If you are a small or mid-sized business, then your projected income projections might formally have been quite simple: Make More Money. But simply stating the obvious does nothing for bringing you closer to that goal. Forecasting your income and tracking your sales for the upcoming year is not as impossible as you think. If you are not certain what your annual revenue will be for the next year, most experts suggest projecting three different scenarios: the most likely projection, the best-case projection, and the worst-case projection. It takes more time to project three different scenarios, but it allows you to adjust up or down more readily as revenue shifts up or down. Several financial planning and analysis tools exist to help you do this, with a “wizard” that takes you through the process.

A good rule of thumb is to create a financial cushion around the worst-case projection so that if the worst does happen, you are prepared to weather it. In the event you enjoy the benefit of a best-case financial year, then use that money to expand or supply backup capital for leaner times.

Once you have your projected income, begin calculating estimated costs for the upcoming year. The easiest place to start is with fixed expenses. If you plan to expand, include the cost of the expansion. When it comes to your workforce, make sure to account for those expenses as well. These can include:

  • Computer and office equipment.
  • Employee compensation programs.
  • Raises and salaries.
  • Training programs.

Enlist the aid of department leaders because they can specifically provide costs for resources needed. Department heads are up to date on any new regulations or algorithms and offer great insight into costs. Make sure to communicate that you want the status quo projection and not “wish list” costs. It is great to have that as well, but make sure it is separate from the actual required costs.

Preparing a budget must include and allow for capital expenses. Capital expenses are those costs you spend on business cars or trucks, office furniture, computer upgrades, or construction to expand the building. Keep in mind that for tax purposes, such purchases are depreciated over time. This impacts your projections. Cash flow is created from the compilation of projected revenue with expected expenses figured in. This gives you a clearer idea of when your company may experience a lean month and which seasons will see a financial surplus. With this data, you can formulate a plan to see you through the projected lean months by saving surplus from other months.

Implementation and Monitoring

After your budget process is complete and all department heads have agreed to it, you need a plan for implementing it. If you have a team, this is the best time to have a strategic meeting. In the meeting determine how you will introduce the new plan to the rest of the workforce. Clear guidelines and expectations, as well as consequences, must be evident and agreed upon. This allows the transition to be a smooth one. While most companies implement their new annual budget at the beginning of the year, if your business is a new one, it is important to get started immediately. This allows you to learn how the process works and to make adjustments as needed. Make sure to take notes on things you wish to change for next year’s annual budget. It is advisable to review your financial statements often. A good way to do this is to use revenue management tools, which allow you to compare your actual income/expenses to the projections.

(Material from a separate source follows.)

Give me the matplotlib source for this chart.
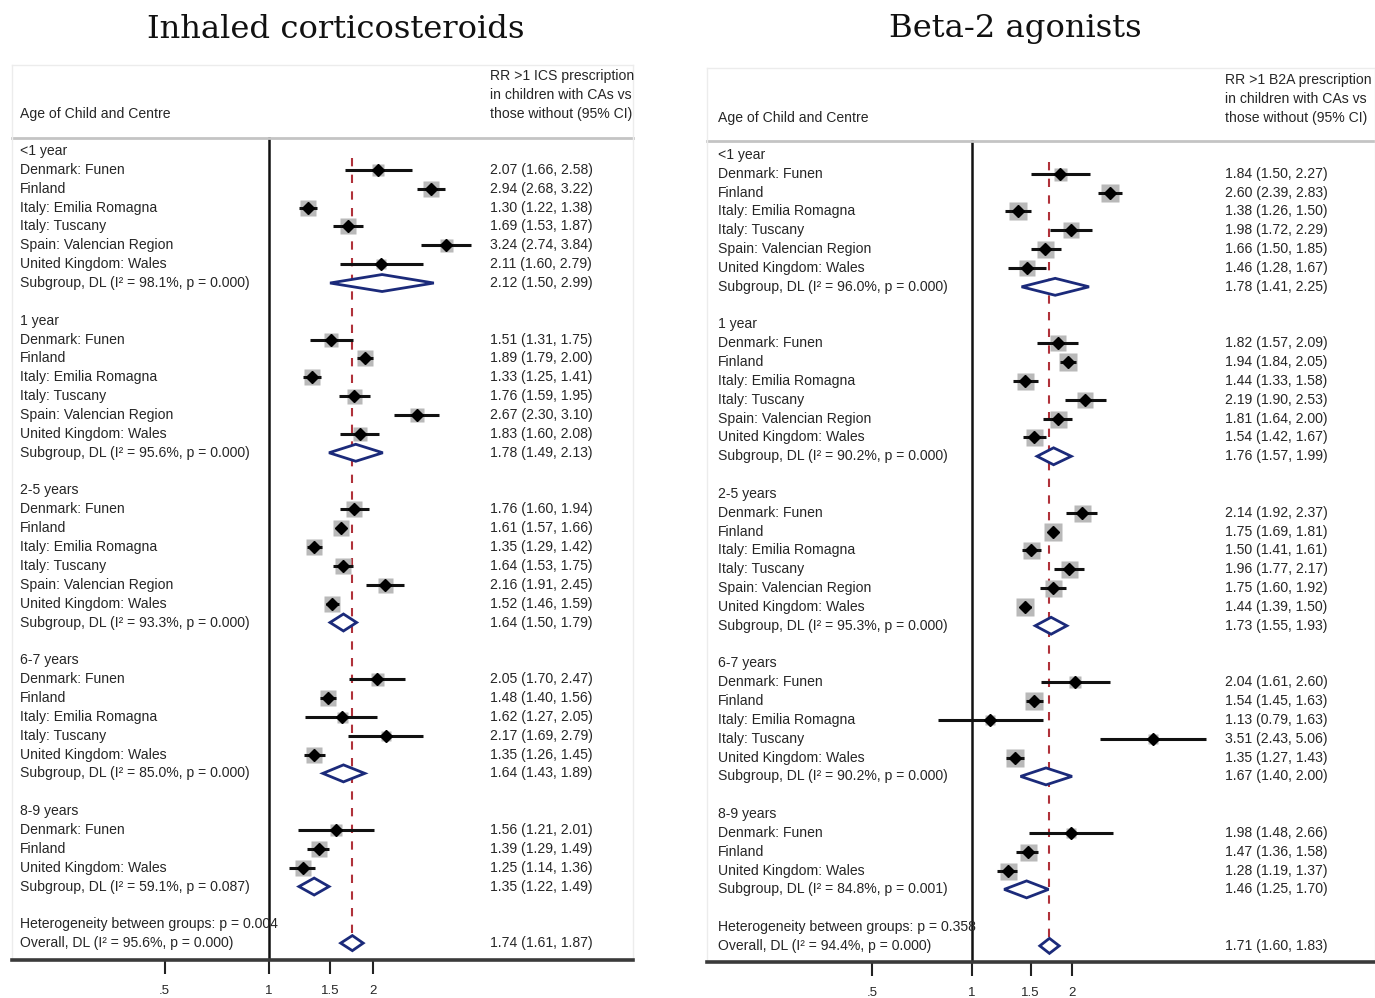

For example, when looking at your monthly financial statements, you discover that you had to dip into your cash reserve to pay a bill. You would then go to your annual budget projections and discover where your projection was off, and you exceeded your projected cost. This allows you to make the adjustment for upcoming months and thus head off a repeat occurrence. In essence, your annual budget helps you keep track of all the moving parts of your business in one document.

Monitoring the plan as it is implemented is crucial to its success. How will you judge performance? A good way to start is to compare the income gained against the actual projections you made. Compare on a monthly or weekly basis. Waiting to do this quarterly may not leave you enough time to make quick adjustments before it impacts your bottom line. If the numbers do not closely match, then you must determine why the financial goal was not reached. Many companies do a ‘revised budget’ every quarter using the data generated for several months. If your company is service-based, then a customer service assessment is also recommended. Qualtrics customer experience platform helps you gauge whether this department is meeting prescribed goals and targets.

Think Forward

Many business owners dislike preparing a budget. Most are not in the habit of revisiting them every month. However, to be proactive, you must keep an eye on the annual budget. It is your roadmap or blueprint to financial success with your company. If this is the first time, you have created a budget, understand that some adjustments will be necessary. Give yourself the leeway to make these adjustments as you go. One of the best practices is only to make adjustments and changes to the budget once you have determined there is an issue and after discussing it with department heads. All too often, new business owners are unrealistic with their projections. It may be tempting to project wild success, but those inflated numbers spell disaster when it comes to implementation. The best rule of thumb is to use conservative numbers when making projections. It is often the most accurate model.

Revisit Regularly

Building an accountability factor with your department heads is crucial to productivity. But how do you get them to buy into the new direction and budget process? One of the best ways is to be inclusive and listen to the feedback offered. Leaders of departments like to know they are being heard and that their opinion is valued. Often the solutions offered are excellent and end up saving the company money. This accountability factor also allows for future communication in the quarterly budget strategy meetings. If your company outsources much of its leadership, then using webinar conference software can create a secure space for the team to meet, which is essential. In these meetings, your department leaders can tell you why certain financial goals were not met and suggest ways to meet them.